Think about my daughter. How did she feel about her mom in the night? Maybe she felt cared for? Heard? Loved? In a time prior to my meditation practices, I may have rolled my eyes. I may have yelled, “take the medicine.” I know I would not have been as calm as I was to give her the care and attention she needed in that present moment. In turn, think about how I felt in that moment; calm, loving, giving, and when I look back I have no regrets for behaving poorly. Meditation can help open our minds to living, and living well, in any moment.

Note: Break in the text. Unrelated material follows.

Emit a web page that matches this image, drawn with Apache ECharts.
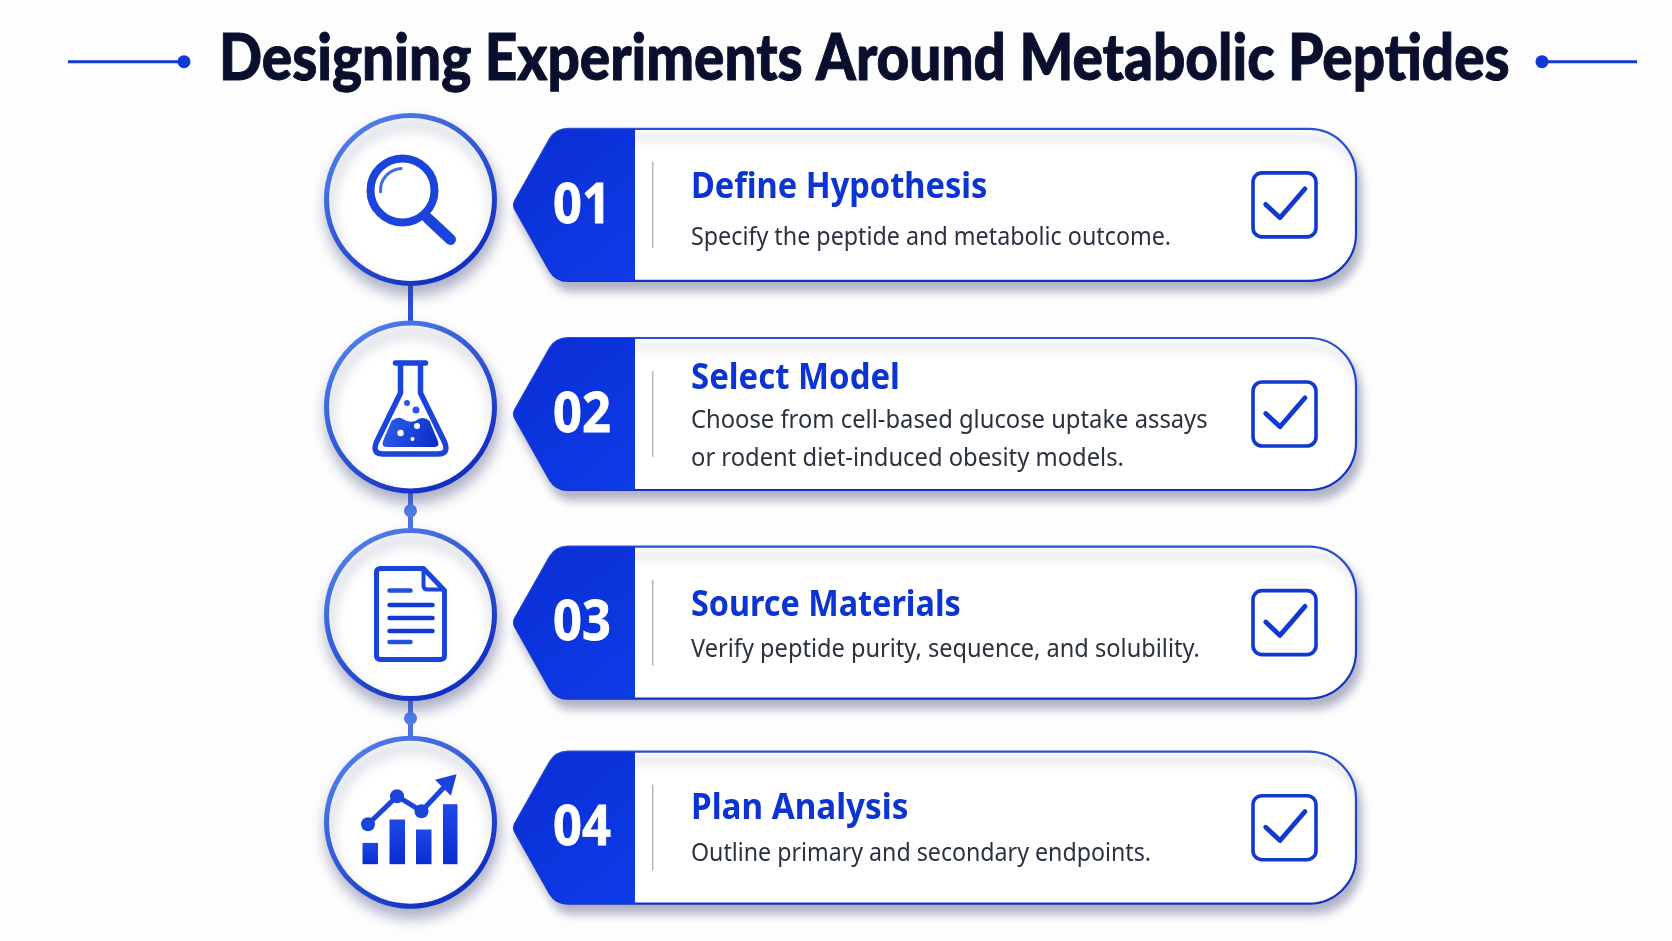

Josie is temporary. I am temporary. This moment is temporary. I would rather get the most bang for my buck in these moments striving to pull all the love and happiness from each second…each moment than accepting the contrary. I want to leave anger and stress out of the equation as well as out of the memory.

Get your Wonder Woman suit on people. Plug your nose and shout, “Jackpot Baby.” Give someone extra kisses and attention today. Enjoy today. Find the beauty in one moment. And if you are struggling, your experience is temporary too. Carry on moving forward and you will find better days. Better days are a guarantee. It is one of the only truths of this world, that this moment is now…gone.